Podemos subirnos a la barca con Jesús en la playa, en el campo, en la montaña o en la ciudad e ir soltando lastre poco a poco, dejando que, a cada golpe de remo, nuestra vida se transforme y sus palabras calen en nosotros sin prisa. El dará prioridad a nuestra necesidad espiritual, como ocurrió con esa muchedumbre que le esperaba. Dice el evangelio que Jesús les vio, sintió compasión de ellos, porque andaban como ovejas que no tienen pastor, y se puso a enseñarles. 

¡Qué difícil resulta muchas veces encontrar a alguien dispuesto a escucharnos, incluso a mirarnos, en un mundo con tantos reclamos, dominado por el culto al yo! y, sin embargo, en nuestro navegar encontraremos que la mirada del Maestro siempre será desde el interior; su compasión tendrá la finalidad de reparar los daños en nuestro corazón herido por el egoísmo, la falta de fe, el sufrimiento, etc.; y su enseñanza será  el testimonio de lo que él mismo es, de lo que él mismo vive, siendo el amor que siente por los hombres el núcleo principal de su contenido.

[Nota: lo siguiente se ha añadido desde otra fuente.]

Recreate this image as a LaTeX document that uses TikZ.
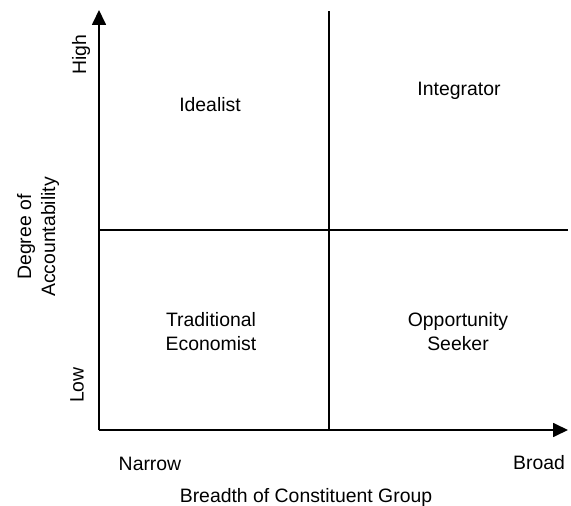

Y qué sería del descanso sin una buena comida para saborear sin prisa con aquellos que más quieres. Más que un trámite que hay que realizar para vivir, se puede convertir en un lugar donde compartir la alegría del reposo y las experiencias del camino. Jesús también quiere unirse a este momento. El evangelio de hoy es la preparación de la multiplicación de los panes y los peces, que Marcos narra inmediatamente después, un momento en que los gestos y palabras de Jesús nos anticipan precisamente el banquete del Señor, la Eucaristía, el lugar de encuentro de la familia cristiana.

De este modo, al desembarcar, si realmente hemos sabido llegar mar adentro con Jesús y compartir su pan, estaremos preparados de nuevo para la misión, seremos un poquito más parecidos a Cristo, no dejaremos que el tesoro que hemos descubierto se quede sólo en nosotros, el bien que ha producido en nuestro interior será contagioso a través de nuestras palabras y de nuestras obras, habremos conseguido unir el oficio de Marta y el de María, la acción y la oración. Y si, al bajar de la barca, vemos el rostro cansado de alguien que ha ido buscando a Dios, seremos capaces de acogerle y ayudarle, apartando nuestra propia comodidad y dejando traslucir en nuestro rostro la mirada amable de Jesús. ¡Feliz verano!